Boeing’s Starliner spacecraft will complete its landmark test flight to the International Space Station for NASA by landing in New Mexico on the evening of May 25, if all goes according to plan. Starliner arrived at the ISS on May 20, the day after launch as part of Orbital Flight Test 2 (OFT-2), an unmanned mission designed to demonstrate that the capsule is ready to begin delivering astronauts into space for NASA.
Boeing and NASA said the Starliner will remain docked with the orbiting laboratory for four to five days. The capsule is scheduled to undock from the ISS on Wednesday at 02:36 p.m. Eastern Standard Time (08:36 p.m. Kyiv time) and land at the US Army White Sands missile range in New Mexico in five hours (00:49 a.m. Kyiv time on May 26).
If bad weather or other factors make Wednesday’s return untenable, the return will be rescheduled for May 27 with a landing at White Sands Space Harbor, a spaceport that once served as a runway for NASA’s space shuttle program. Previously, the Starliner had already landed at the White Sands Space Harbor in December 2019, completing the initial Boeing OFT mission. On that flight, the Starliner had a number of failures, and it could not meet with the ISS.

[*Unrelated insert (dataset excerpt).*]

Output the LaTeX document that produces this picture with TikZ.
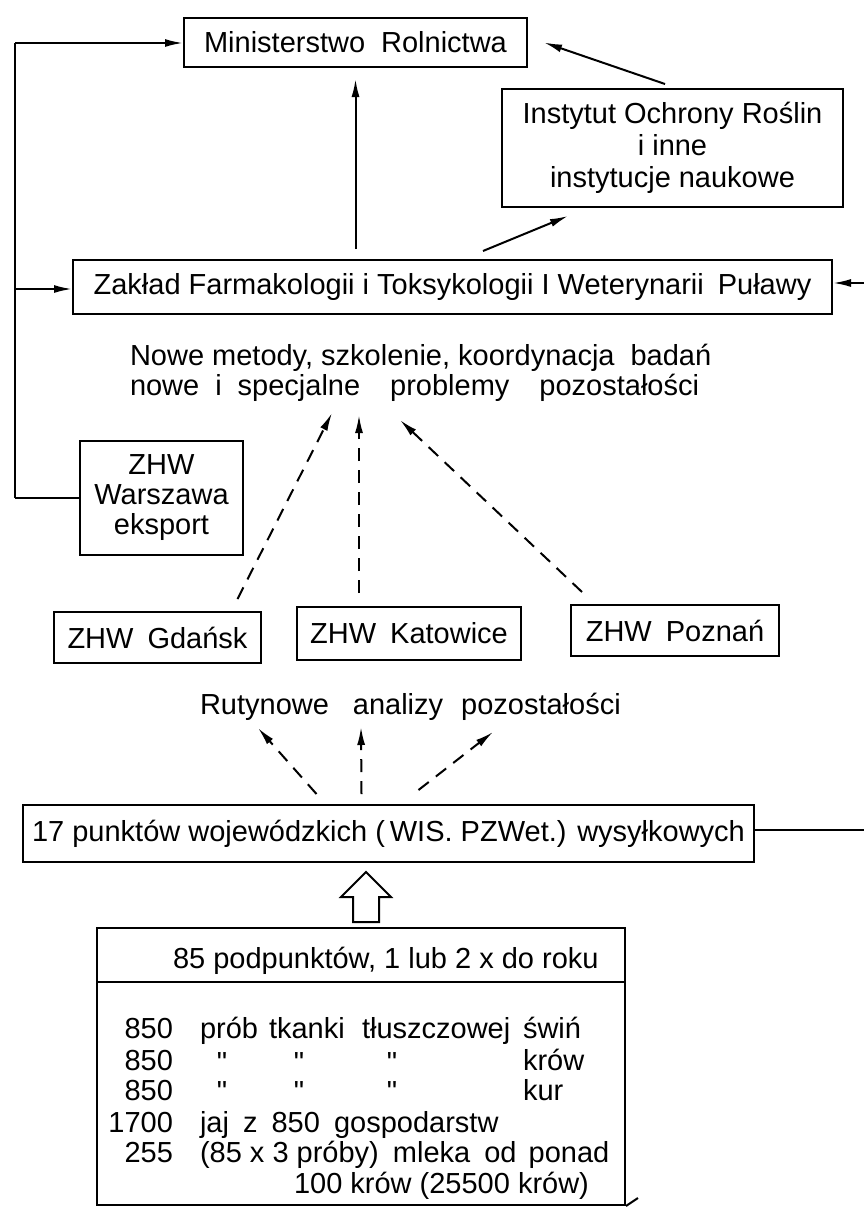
\documentclass[tikz,border=0pt]{standalone}
\usepackage{fontspec}
\setmainfont{Liberation Sans}
\newfontfamily\ditfont[Ligatures=TeXOff]{Liberation Sans}
\usetikzlibrary{arrows.meta,calc}
\begin{document}
\begin{tikzpicture}[x=1pt,y=-1pt,line width=2pt,
  every node/.style={font=\fontsize{29}{32}\selectfont},
  box/.style={draw,rectangle,inner sep=0pt,align=center},
  lbl/.style={inner sep=0pt,anchor=base west},
  num/.style={inner sep=0pt,anchor=base east},
  dit/.style={inner sep=0pt,anchor=base,font=\ditfont\fontsize{29}{32}\selectfont},
  arr/.style={-{Latex[length=18pt,width=8pt]}},
  darr/.style={arr,dash pattern=on 13pt off 9pt}]
\fill[white] (0,0) rectangle (864,1210);
\useasboundingbox (0,0) rectangle (864,1210);

% boxes
\node[box,minimum width=343pt,minimum height=49pt] (min) at (355.5,42.5) {Ministerstwo\hspace{16pt}Rolnictwa};
\node[box,minimum width=341pt,minimum height=118pt] (ior) at (672.5,148) {Instytut Ochrony Roślin\\i inne\\instytucje\hspace{8pt}naukowe};
\node[box,minimum width=759pt,minimum height=54pt] (zak) at (452.5,287) {Zakład Farmakologii i Toksykologii I Weterynarii\hspace{14pt}Puławy};
\node[lbl] (nowe1) at (129,365) {Nowe metody, szkolenie, koordynacja\hspace{16pt}badań};
\node[lbl] (nowe2) at (129,395) {nowe\hspace{16pt}i\hspace{16pt}specjalne\hspace{30pt}problemy\hspace{30pt}pozostałości};
\node[box,minimum width=163pt,minimum height=114pt,font=\fontsize{29}{30}\selectfont] (war) at (161.5,498) {ZHW\\Warszawa\\eksport};
\node[box,minimum width=207pt,minimum height=51pt] (gda) at (157.5,637.5) {ZHW\hspace{14pt}Gdańsk};
\node[box,minimum width=224pt,minimum height=53pt] (kat) at (409,633.5) {ZHW\hspace{14pt}Katowice};
\node[box,minimum width=208pt,minimum height=51pt] (poz) at (675,630.5) {ZHW\hspace{14pt}Poznań};
\node[lbl] (rut) at (199,714) {Rutynowe\hspace{24pt}analizy\hspace{18pt}pozostałości};
\node[box,minimum width=731pt,minimum height=57pt] (p17) at (388.5,833.5) {17 punktów wojewódzkich (\,WIS. PZWet.) wysyłkowych};

% bottom box
\node[draw,rectangle,minimum width=528pt,minimum height=277pt,inner sep=0pt] (bb) at (361,1066.5) {};
\draw ($(bb.north west)+(0,55)$) -- ($(bb.north east)+(0,55)$);
\draw (bb.south east) -- ++(12,-8);
\node[lbl] (hdr) at (172,968) {85 podpunktów, 1 lub 2 x do roku};

\node[num] (n1) at (174,1038) {850};
\node[num] (n2) at (174,1070) {850};
\node[num] (n3) at (174,1100) {850};
\node[num] (n4) at (174,1132) {1700};
\node[num] (n5) at (174,1162) {255};

\node[lbl] (r1a) at (199,1038) {prób};
\node[lbl] (r1b) at (268,1038) {tkanki};
\node[lbl] (r1c) at (361,1038) {tłuszczowej};
\node[lbl] (r1d) at (522,1038) {świń};
\node[dit] (d2a) at (222,1072) {"};
\node[dit] (d2b) at (299,1072) {"};
\node[dit] (d2c) at (392,1072) {"};
\node[lbl] (r2d) at (522,1070) {krów};
\node[dit] (d3a) at (222,1101) {"};
\node[dit] (d3b) at (299,1101) {"};
\node[dit] (d3c) at (392,1101) {"};
\node[lbl] (r3d) at (522,1100) {kur};
\node[lbl] (r4) at (199,1132) {jaj\hspace{6pt} z\hspace{6pt} 850\hspace{6pt} gospodarstw};
\node[lbl] (r5) at (199,1162) {(85 x 3 próby)\hspace{6pt} mleka\hspace{6pt} od\hspace{4pt} ponad};
\node[lbl] (r6) at (293,1193) {100 krów (25500 krów)};

% hollow arrow
\draw (353,922) -- (353,897) -- (341,897) -- (366,872) -- (391,897) -- (379,897) -- (379,922) -- cycle;

% coordinates
\coordinate (lt) at (15,43);
\coordinate (lz) at (15,289);
\coordinate (lw) at (15,498);
\coordinate (rz) at (864,283);
\coordinate (r17) at (864,830);
\coordinate (t1) at (332,413);
\coordinate (t2) at (359,415);
\coordinate (t3) at (400,420);
\coordinate (u1) at (258,728);
\coordinate (u2) at (361,727);
\coordinate (u3) at (493,732);

% solid connectors
\draw (lt) -- (lw);
\draw[arr] (lt) -- (lt -| min.west);
\draw[arr] (lz) -- (lz -| zak.west);
\draw (lw) -- (lw -| war.west);
\draw[arr] (rz) -- (rz -| zak.east);
\draw (p17.east |- r17) -- (r17);
\draw[arr] ($(min.south |- zak.north)+(0,-10)$) -- ($(min.south)+(0,11)$);
\draw[arr] ($(zak.north)+(30.5,-8)$) -- ($(ior.south)+(-104.5,8)$);
\draw[arr] ($(ior.north)+(-7.5,-4)$) -- ($(min.east)+(16,0)$);

% dashed connectors
\draw[darr] ($(gda.north)+(80,-12)$) -- (t1);
\draw[darr] ($(kat.north)+(-50,-13)$) -- (t2);
\draw[darr] ($(poz.north)+(-93,-12)$) -- (t3);
\draw[darr] ($(p17.north)+(-72,-10)$) -- (u1);
\draw[darr] ($(p17.north)+(-27,-10)$) -- (u2);
\draw[darr] ($(p17.north)+(30,-14)$) -- (u3);
\end{tikzpicture}
\end{document}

The successful completion of the OFT-2 mission is the last major obstacle that the Starliner must overcome before astronauts can board it. If the landing goes according to plan, and post-flight checks do not reveal any serious problems that need to be ironed out, the capsule may soon deliver the crew — perhaps even this year, representatives of Boeing and NASA said.
Earlier, Starliner delivered a surprise to the ISS – the character of the computer game Kerbal Space Program.